One honourable banker, Eugene McErlean, stood up to the system some years ago by saying that his bank was corrupt and overcharging customers. However, his complaints to the Financial Regulator went unheeded. He has been without a job for the past seven or eight years because he dared to tell the truth and expose a scandal at the heart of our banking system. If he applies for a job with the Financial Regulator, will he even get an interview? Not on one's life. He has been blacklisted by the system. He was the one man in the banking system who stood up to tell the truth. He represents honour, integrity and decency and if we had more bankers like him, we could have confidence in our banks. Until the entire rotten system changes so that people such as Mr. McErlean are involved, the Green Party will only be speaking rubbish.

He stated in an article published this week that it was not the excesses in subprime lending that wiped out our economy, but a different disease. Little did we realise that the banking patients were already showing signs of terminal illness caused by that age old killer, over lending to the property sector. This was the killer which brought banks to their knees throughout economic history and which spawned expensive and sophisticated risk management machinery so that the banks remained inoculated and vigilant, or so we thought. However, the absence of enforcement was at the heart of the regulatory failure. In Ireland, it was not an issue of a rules versus principles based system but a failure to enforce any rules or principles at all. Earlier this year at an Oireachtas committee meeting, Senator Ross managed to extract an admission from the Financial Regulator that prior to 2008 no enforcement action had been taken against any major financial institution. We now know there was no shortage of issues upon which the regulator could have acted to enforce discipline. Indeed, a recent report published by the consumer panel of the Financial Regulator noted that there should be no distinction between principle and rules. Both are required in any absence of governance because principles in the absence of the enforcement of rules are ineffective.

The whole house has come tumbling down because the Government did not regulate the banks. Fianna Fáil in particular was so close to the builders and bankers that it brought us to this ruinous state. It is like a pyramid scheme in that the builders who got in early made their bucks while everybody else pays. We are all suffering because of poor governance and a lack of regulation. How many of the 50 top builders involved in NAMA appeared before the Mahon tribunal? If any are condemned, will we bail them out? Corruption lies at the heart of this matter and we need a new way of doing business if we are to offer hope instead of despair and jobs instead of jobseeker's allowance.
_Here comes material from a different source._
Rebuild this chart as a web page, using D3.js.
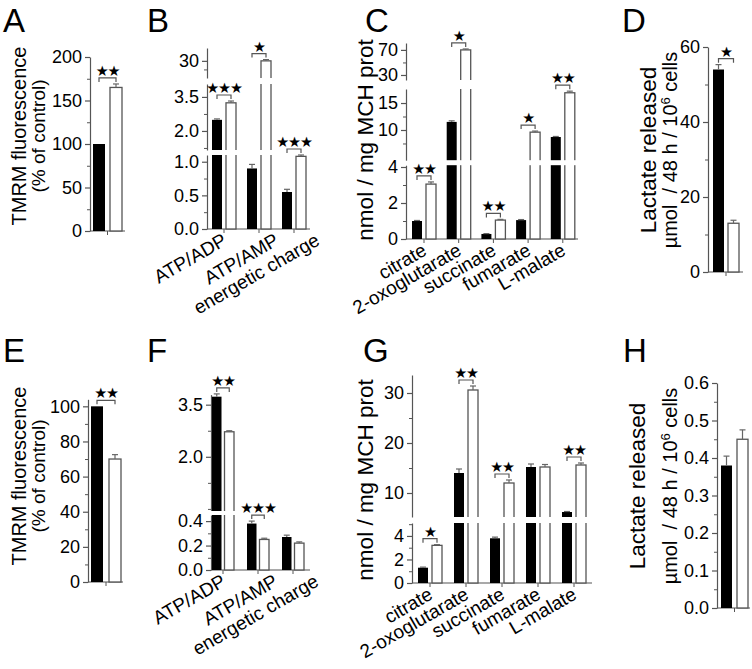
<!DOCTYPE html>
<html><head><meta charset="utf-8">
<script src="https://cdn.jsdelivr.net/npm/d3@7"></script>
<style>
body{margin:0;background:#fff}
text{font-family:"Liberation Sans",Arial,Helvetica,sans-serif;fill:#000}
</style>
</head><body>
<svg id="c" width="752" height="669" xmlns="http://www.w3.org/2000/svg"></svg>
<script>
// ---------------- DATA ----------------
// A: TMRM fluorescence (% of control), up
const tmrmUp = [100, 165];
const tmrmUpErr = [0, 4];
const tmrmUpSig = ["**"];
// B: energy ratios, up
const energyCats = ["ATP/ADP", "ATP/AMP", "energetic charge"];
const energyUpCtrl = [2.49, 0.9, 0.55];
const energyUpCtrlErr = [0.04, 0.06, 0.04];
const energyUpTreat = [3.24, 30, 1.08];
const energyUpTreatErr = [0.08, 0.15, 0.02];
const energyUpSig = ["***", "*", "***"];
// C: metabolites, up
const metabCats = ["citrate", "2-oxoglutarate", "succinate", "fumarate", "L-malate"];
const metabUpCtrl = [1.0, 11.5, 0.28, 1.05, 8.7];
const metabUpCtrlErr = [0.03, 0.2, 0.02, 0.03, 0.1];
const metabUpTreat = [3.05, 70, 1.05, 9.6, 16.9];
const metabUpTreatErr = [0.12, 1.5, 0.04, 0.2, 0.3];
const metabUpSig = ["**", "*", "**", "*", "**"];
// D: lactate released, up
const lactateUp = [54, 13];
const lactateUpErr = [1.3, 0.8];
const lactateUpSig = ["*"];
// E: TMRM, down
const tmrmDown = [100, 70];
const tmrmDownErr = [0, 2.5];
const tmrmDownSig = ["**"];
// F: energy ratios, down
const energyDownCtrl = [3.73, 0.38, 0.27];
const energyDownCtrlErr = [0.08, 0.02, 0.015];
const energyDownTreat = [2.72, 0.25, 0.22];
const energyDownTreatErr = [0.03, 0.01, 0.01];
const energyDownSig = ["**", "***", ""];
// G: metabolites, down
const metabDownCtrl = [1.3, 14, 3.8, 15.2, 6.2];
const metabDownCtrlErr = [0.05, 0.8, 0.1, 0.6, 0.1];
const metabDownTreat = [3.2, 30.6, 12, 15.2, 15.6];
const metabDownTreatErr = [0.06, 0.8, 0.6, 0.5, 0.4];
const metabDownSig = ["*", "**", "**", "", "**"];
// H: lactate released, down
const lactateDown = [0.38, 0.45];
const lactateDownErr = [0.025, 0.025];
const lactateDownSig = [""];

// tick values
const ticksA = [0, 50, 100, 150, 200], minorA = [25, 75, 125, 175];
const ticksB = [[0, 0.5, 1.0], [2.0, 3.5], [30]], minorB = [[0.25, 0.75], [1.25, 2.75], [29]];
const ticksC = [[0, 2, 4], [10, 15], [30, 70]], minorC = [[1, 3], [7.5, 12.5], [50]];
const ticksD = [0, 20, 40, 60], minorD = [10, 30, 50];
const ticksE = [0, 20, 40, 60, 80, 100], minorE = [10, 30, 50, 70, 90];
const ticksF = [[0.0, 0.2, 0.4], [2.0, 3.5]], minorF = [[0.1, 0.3], [0.5, 1.25, 2.75]];
const ticksG = [[0, 2, 4], [10, 20, 30]], minorG = [[1, 3, 5], [15, 25]];
const ticksH = [0, 0.1, 0.2, 0.3, 0.4, 0.5, 0.6], minorH = [0.05, 0.15, 0.25, 0.35, 0.45, 0.55];

// ---------------- DRAWING ----------------
const svg = d3.select("#c");
const AX = "#555";

function makeY(segs) {
  const scales = segs.map(s => d3.scaleLinear().domain(s.domain).range(s.range));
  const f = v => {
    for (let i = segs.length - 1; i >= 0; i--) if (v >= segs[i].domain[0]) return scales[i](v);
    return scales[0](v);
  };
  f.scales = scales;
  return f;
}

function panel(p) {
  const g = svg.append("g");
  const Y = makeY(p.segs);
  const base = p.segs[0].range[0];
  p.segs.forEach((s, i) => {
    const fmt = s.fmt ? d3.format(s.fmt) : (p.fmt ? d3.format(p.fmt) : d3.format("d"));
    const ax = g.append("g").attr("transform", `translate(${p.axisX},0)`)
      .call(d3.axisLeft(Y.scales[i]).tickValues(s.ticks).tickFormat(fmt)
        .tickSize(5).tickSizeOuter(0).tickPadding(3));
    ax.select(".domain").attr("stroke", AX).attr("stroke-width", 1.2);
    ax.selectAll(".tick line").attr("stroke", AX).attr("stroke-width", 1.2);
    ax.selectAll(".tick text").attr("font-size", 18).attr("font-family", null).style("fill", "#000");
    const mn = g.append("g").attr("transform", `translate(${p.axisX},0)`)
      .call(d3.axisLeft(Y.scales[i]).tickValues(s.minor).tickFormat("").tickSize(3).tickSizeOuter(0));
    mn.select(".domain").remove();
    mn.selectAll(".tick line").attr("stroke", AX).attr("stroke-width", 1);
  });
  const n = p.cats.length;
  const xb = d3.scaleBand().domain(p.cats).range([p.x0, p.x0 + n * p.step]);
  const blackX = c => xb(c);
  const whiteX = c => xb(c) + p.bw + p.gap;
  const centerX = c => xb(c) + p.bw + p.gap / 2;
  g.append("line").attr("x1", p.axisX).attr("x2", p.xEnd).attr("y1", base).attr("y2", base)
    .attr("stroke", AX).attr("stroke-width", 1.2);
  g.selectAll(".xt").data(p.cats).join("line")
    .attr("x1", centerX).attr("x2", centerX).attr("y1", base).attr("y2", base + 4)
    .attr("stroke", AX).attr("stroke-width", 1);
  const drawBar = (vals, errs, xf, black) => {
    p.cats.forEach((c, i) => {
      const v = vals[i], x = xf(c), y = Y(v);
      g.append("rect").attr("x", x).attr("y", y).attr("width", p.bw).attr("height", base - y)
        .attr("fill", black ? "#000" : "#fff")
        .attr("stroke", black ? "none" : "#555").attr("stroke-width", 1.3);
      for (let k = 0; k < p.segs.length - 1; k++) {
        if (v > p.segs[k].domain[1]) {
          g.append("rect").attr("x", x - 2).attr("width", p.bw + 4)
            .attr("y", p.segs[k + 1].range[0]).attr("height", p.segs[k].range[1] - p.segs[k + 1].range[0])
            .attr("fill", "#fff");
        }
      }
      if (errs[i] > 0) {
        const ye = Y(v + errs[i]), cx = x + p.bw / 2;
        g.append("line").attr("x1", cx).attr("x2", cx).attr("y1", y).attr("y2", ye).attr("stroke", "#666").attr("stroke-width", 1.2);
        g.append("line").attr("x1", cx - 3).attr("x2", cx + 3).attr("y1", ye).attr("y2", ye).attr("stroke", "#666").attr("stroke-width", 1.2);
      }
    });
  };
  drawBar(p.ctrl, p.ctrlErr, blackX, true);
  drawBar(p.treat, p.treatErr, whiteX, false);
  p.cats.forEach((c, i) => {
    const s = p.sig[i];
    if (!s) return;
    const top = Math.min(Y(p.ctrl[i] + p.ctrlErr[i]), Y(p.treat[i] + p.treatErr[i]));
    const yb = top - 6;
    const x1 = blackX(c) + p.bw / 2, x2 = whiteX(c) + p.bw / 2;
    g.append("path").attr("d", `M${x1},${yb + 4}V${yb}H${x2}V${yb + 4}`)
      .attr("fill", "none").attr("stroke", "#555").attr("stroke-width", 1.2);
    g.append("text").attr("x", (x1 + x2) / 2).attr("y", yb - 2).attr("text-anchor", "middle")
      .attr("font-size", 14.5).style("font-family", "DejaVu Sans").attr("letter-spacing", -1.2)
      .text(s.replace(/\*/g, "\u2605"));
  });
  if (p.showCats) {
    p.cats.forEach((c, i) => {
      const dx = p.catDx ? p.catDx[i] : 4;
      g.append("text").attr("text-anchor", "end").attr("font-size", 19)
        .attr("transform", `translate(${centerX(c) + dx},${base + 15}) rotate(-30)`).text(c);
    });
  }
  (p.titles || []).forEach(t => {
    const tx = g.append("text").attr("text-anchor", "middle").attr("font-size", t.size)
      .attr("transform", `translate(${t.x},${t.y}) rotate(-90)`).style("white-space", "pre");
    t.parts.forEach(pt => {
      const ts = tx.append("tspan").text(pt.t);
      if (pt.sup) ts.attr("baseline-shift", "super").attr("font-size", t.size * 0.65);
    });
  });
  svg.append("text").attr("x", p.letter[1]).attr("y", p.letter[2]).attr("font-size", 33).text(p.letter[0]);
}

const one = ["pair"];
const lacTitle = (x1, x2, y) => [
  {x: x1, y: y, size: 22.5, parts: [{t: "Lactate released"}]},
  {x: x2, y: y, size: 20, parts: [{t: "µmol  / 48 h / 10"}, {t: "6", sup: true}, {t: " cells"}]}
];
const tmrmTitle = y => [
  {x: 26, y: y, size: 20, parts: [{t: "TMRM fluorescence"}]},
  {x: 45, y: y, size: 19, parts: [{t: "(% of control)"}]}
];
const metTitle = y => [{x: 373, y: y, size: 22.5, parts: [{t: "nmol / mg MCH prot"}]}];
const energyDx = [4, 21, 27];

// A
panel({letter: ["A", 3, 32], axisX: 90, xEnd: 125, cats: one, x0: 93, step: 32, bw: 12, gap: 5,
  segs: [{domain: [0, 200], range: [231, 57], ticks: ticksA, minor: minorA}],
  ctrl: [tmrmUp[0]], ctrlErr: [tmrmUpErr[0]], treat: [tmrmUp[1]], treatErr: [tmrmUpErr[1]], sig: tmrmUpSig,
  titles: tmrmTitle(136)});
// B
panel({letter: ["B", 147, 32], axisX: 207, xEnd: 310, cats: energyCats, x0: 212, step: 35, bw: 10, gap: 4,
  fmt: ".1f", catDx: energyDx,
  segs: [
    {domain: [0, 1.1], range: [229, 155], ticks: ticksB[0], minor: minorB[0]},
    {domain: [1.16, 4.07], range: [150, 84], ticks: ticksB[1], minor: minorB[1]},
    {domain: [28, 31.5], range: [78, 48], ticks: ticksB[2], minor: minorB[2], fmt: "d"}],
  ctrl: energyUpCtrl, ctrlErr: energyUpCtrlErr, treat: energyUpTreat, treatErr: energyUpTreatErr, sig: energyUpSig,
  showCats: true});
// C
panel({letter: ["C", 365, 32], axisX: 406, xEnd: 578, cats: metabCats, x0: 412, step: 34.7, bw: 10, gap: 4,
  segs: [
    {domain: [0, 4.1], range: [239, 165.2], ticks: ticksC[0], minor: minorC[0]},
    {domain: [4.4, 17.6], range: [160.2, 89], ticks: ticksC[1], minor: minorC[1]},
    {domain: [22, 81], range: [80, 43], ticks: ticksC[2], minor: minorC[2]}],
  ctrl: metabUpCtrl, ctrlErr: metabUpCtrlErr, treat: metabUpTreat, treatErr: metabUpTreatErr, sig: metabUpSig,
  showCats: true, titles: metTitle(140)});
// D
panel({letter: ["D", 622, 32], axisX: 708, xEnd: 743, cats: one, x0: 713, step: 30, bw: 11, gap: 4,
  segs: [{domain: [0, 60], range: [272, 47], ticks: ticksD, minor: minorD}],
  ctrl: [lactateUp[0]], ctrlErr: [lactateUpErr[0]], treat: [lactateUp[1]], treatErr: [lactateUpErr[1]], sig: lactateUpSig,
  titles: lacTitle(656, 677, 150)});
// E
panel({letter: ["E", 3, 362], axisX: 88, xEnd: 123, cats: one, x0: 91, step: 32, bw: 12, gap: 6,
  segs: [{domain: [0, 104], range: [582, 399.3], ticks: ticksE, minor: minorE}],
  ctrl: [tmrmDown[0]], ctrlErr: [tmrmDownErr[0]], treat: [tmrmDown[1]], treatErr: [tmrmDownErr[1]], sig: tmrmDownSig,
  titles: tmrmTitle(476)});
// F
panel({letter: ["F", 147, 362], axisX: 211, xEnd: 310, cats: energyCats, x0: 212, step: 35, bw: 9.5, gap: 3,
  fmt: ".1f", catDx: energyDx,
  segs: [
    {domain: [0, 0.45], range: [570, 515], ticks: ticksF[0], minor: minorF[0]},
    {domain: [0.44, 3.79], range: [511, 394.6], ticks: ticksF[1], minor: minorF[1]}],
  ctrl: energyDownCtrl, ctrlErr: energyDownCtrlErr, treat: energyDownTreat, treatErr: energyDownTreatErr, sig: energyDownSig,
  showCats: true});
// G
panel({letter: ["G", 363, 362], axisX: 412, xEnd: 592, cats: metabCats, x0: 418, step: 36, bw: 10, gap: 4,
  segs: [
    {domain: [0, 5.1], range: [583, 523], ticks: ticksG[0], minor: minorG[0]},
    {domain: [5.2, 33.6], range: [517, 375], ticks: ticksG[1], minor: minorG[1]}],
  ctrl: metabDownCtrl, ctrlErr: metabDownCtrlErr, treat: metabDownTreat, treatErr: metabDownTreatErr, sig: metabDownSig,
  showCats: true, titles: metTitle(480)});
// H
panel({letter: ["H", 623, 362], axisX: 717, xEnd: 750, cats: one, x0: 721, step: 30, bw: 11, gap: 5,
  fmt: ".1f",
  segs: [{domain: [0, 0.6], range: [608, 383], ticks: ticksH, minor: minorH}],
  ctrl: [lactateDown[0]], ctrlErr: [lactateDownErr[0]], treat: [lactateDown[1]], treatErr: [lactateDownErr[1]], sig: lactateDownSig,
  titles: lacTitle(645, 677, 486)});
</script>
</body></html>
A change of Government is needed if these changes are to take place. The Green Party has the option of walking away from Fianna Fáil and causing an election. We need a mandate for the future and people are crying out for change, but they will not get it if this Government continues to stick together. At the margins of our constituencies, people are losing their jobs and their hope because the Government has no credibility. In the name of God, it is time for the Government to go. We must have a general election so that the people can decide. They will choose to get rid of Fianna Fáil and, if Green Party Members want to go down with the ship, let them. This side of the House believes it offers a credible alternative and new hope.

Fine Gael has created a constructive stimulus package, which Deputy Coveney has outlined for the Government. We must offer hope and change. The new green economy which we propose will create over 100,000 jobs given a Government with the determination, conviction and idealism to make the necessary changes. Clearly, however, the Government lacks these attributes.